For weeks now, bloggers have been saying that Gambol Industries Inc. needed a “miracle” to build the shipyard it wants in the Port of Los Angeles.
Company officials believe that the miracle may just have arrived.
At issue is an estimated 485,000 cubic yards of sludge expected to be dredged up during the port’s imminent Main Channel Deepening Project.
Original plans called for the material to be deposited in two slips alongside the former site of the long-abandoned Southwest Marine shipyard on Terminal Island.
Gambol, which owns a small boatyard in Long Beach, wants to use the site and its slips as a newly constituted Gambol Marine Center shipyard.

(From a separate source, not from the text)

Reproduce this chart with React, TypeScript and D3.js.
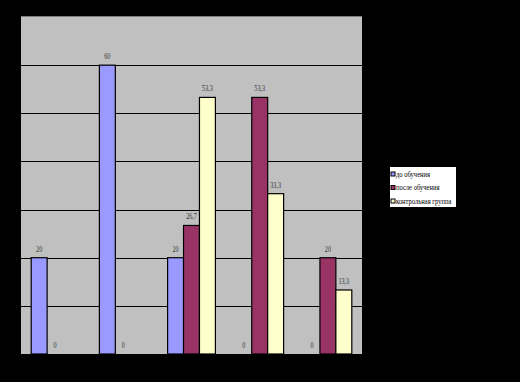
import React from 'react';
import * as d3 from 'd3';

const categories = ['1', '2', '3', '4', '5'];
const seriesNames = ['до обучения', 'после обучения', 'контрольная группа'];
const before: (number | null)[] = [20, 60, 20, 0, 0];
const after: (number | null)[] = [0, 0, 26.7, 53.3, 20];
const control: (number | null)[] = [null, null, 53.3, 33.3, 13.3];
const seriesColors = ['#9999FF', '#993366', '#FFFFCC'];
const gridTicks = [10, 20, 30, 40, 50, 60];

const W = 520, H = 382;
const plot = { left: 21, right: 362, top: 17, bottom: 354 };

export default function App() {
  const seriesValues = [before, after, control];
  const x0 = d3.scaleBand<string>().domain(categories).range([plot.left, plot.right]).padding(0);
  const x1 = d3.scaleBand<string>().domain(seriesNames).range([0, x0.bandwidth()]).paddingInner(0).paddingOuter(0.64);
  const y = d3.scaleLinear().domain([0, 70]).range([plot.bottom, plot.top]);
  const fmt = (v: number) => String(Math.round(v * 10) / 10).replace('.', ',');

  return (
    <svg width={W} height={H} style={{ position: 'absolute', left: 0, top: 0, display: 'block' }}>
      <rect x={0} y={0} width={W} height={H} fill="#000" />
      <rect x={plot.left} y={plot.top - 1} width={plot.right - plot.left} height={plot.bottom - plot.top + 1} fill="#C0C0C0" />
      <line x1={plot.left} x2={plot.right} y1={plot.top - 0.5} y2={plot.top - 0.5} stroke="#808080" />
      {gridTicks.map(t => (
        <line key={t} x1={plot.left} x2={plot.right} y1={Math.round(y(t)) + 0.5} y2={Math.round(y(t)) + 0.5} stroke="#000" strokeWidth={1.2} />
      ))}
      {categories.map((c, ci) => (
        <g key={c}>
          {seriesNames.map((s, si) => {
            const v = seriesValues[si][ci];
            if (v === null) return null;
            const bx = (x0(c) as number) + (x1(s) as number);
            const bw = x1.bandwidth();
            const top = y(v);
            const cx = bx + bw / 2;
            return (
              <g key={s}>
                {v > 0 && (
                  <rect x={bx} y={top} width={bw} height={y(0) - top} fill={seriesColors[si]} stroke="#000" strokeWidth={1.2} />
                )}
                <text
                  transform={`translate(${cx},${top - 6}) scale(0.72,1)`}
                  textAnchor="middle"
                  fontFamily="'Liberation Serif', serif"
                  fontSize={8.5}
                  fill="#333"
                >
                  {fmt(v)}
                </text>
              </g>
            );
          })}
        </g>
      ))}
      <line x1={plot.left} x2={plot.right} y1={plot.bottom + 0.5} y2={plot.bottom + 0.5} stroke="#000" />
      <g>
        <rect x={389.5} y={166.5} width={67} height={41} fill="#fff" stroke="#000" />
        {seriesNames.map((s, i) => (
          <g key={s} transform={`translate(391,${174 + i * 13.5})`}>
            <rect x={0} y={-2} width={4} height={4} fill={seriesColors[i]} stroke="#000" strokeWidth={1} />
            <text
              transform="translate(5,2.5) scale(0.82,1)"
              fontFamily="'Liberation Serif', serif"
              fontSize={8}
              fill="#000"
            >
              {s}
            </text>
          </g>
        ))}
      </g>
    </svg>
  );
}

In summer 2009, the company signed a memo of understanding with the port, giving each side until this July to agree on a plan. But the two have been at loggerheads over what do with the sludge.
Now the Port of Long Beach has serendipitously come up with a potential solution. It issued a public call in late May for 2.5 million cubic yards of dredged sediments – easily enough to handle L.A.’s channel deepening waste– to be used as landfill for its Middle Harbor Redevelopment Project. The project involves the reclamation of 65 acres of land for a new marine container terminal.
“This is the miracle we were looking for,” enthused Gambol spokesman Rod Wilson. “We hope the (L.A.) port is moving swiftly to take advantage of this solution.”
Spokesmen from the two ports confirmed they have had preliminary talks regarding the landfill bids, which must be submitted by July 1. Yet several issues remain outstanding.
The top issue is scheduling. While the L.A. port wants to start dredging soon, the Long Beach port could still be a year away from accepting the sludge.
“If the Port of Los Angeles can fit into our time frame we would certainly entertain that,” said Rick Cameron, director of environmental planning for the Port of Long Beach.
Long Beach port officials also are in talks with the cities of Long Beach and Newport Beach as well as Los Angeles County over possible other sources of sludge, Cameron said.
Port of Los Angeles spokesman Phillip Sanfield said it’s still too early to predict an outcome.
“We are looking into the Long Beach sludge opportunity, but at this point we don’t know enough about the project,” he said. “Our priority remains the same: finishing the final phase of the Main Channel Deepening Project without any delays.”
Sanfield said the port, which has questioned the need for a new shipyard in San Pedro, also is waiting for Gambol to submit more documents about its business plan.
In an ironic twist, the Port of Long Beach’s has its own channel widening project, which won’t be contributing any sludge at all to middle harbor redevelopment.
Instead, the estimated 1.5 million cubic yards of material slated for removal from the channel will be used for another purpose: filling in a slip alongside Pier G to expand and modernize another international shipping terminal. The terminal is occupied by Kawasaki Kisen Kaisha Ltd., a Japanese shipping firm operating 26 liner routes worldwide.
The channel to be deepened includes an oil berth used by BP. The $40 million project, which was kicked off last week, will increase the channel’s depth from about 65 feet to a uniform 76 feet, allowing large oil tankers to approach berths fully loaded.
“It’s important to make sure all our shipping lines are safe for navigation,” said port spokesman John Pope. “Because of the sediment buildup, the largest tankers have had to unload partly outside the port. This will increase efficiency and safety.”
The project was kicked off June 8 with a 20-minute tour of the harbor attended by Long Beach Mayor Bob Foster as well as various city, state and port officials.
Foster also attended the recent launch of Frontier Airlines’ inaugural service between Denver and Long Beach.
Taking over slots previously occupied by Alaska Airlines, Frontier operates two daily flights – at 6:45 and 11 a.m. – between Long Beach Airport and the Colorado city, bringing the airport’s total number of daily commercial flights to 39.
With the planned addition of Allegiant Air’s nonstop daily service to Bellingham, Wash., and Stockton on July 1, the airport will be offering its full contingent of commercial flights allowable under a strict city noise ordinance.
The airport also offers nonstop flights to 14 other cities including San Francisco; Las Vegas; New York; Washington, D.C.; and Boston.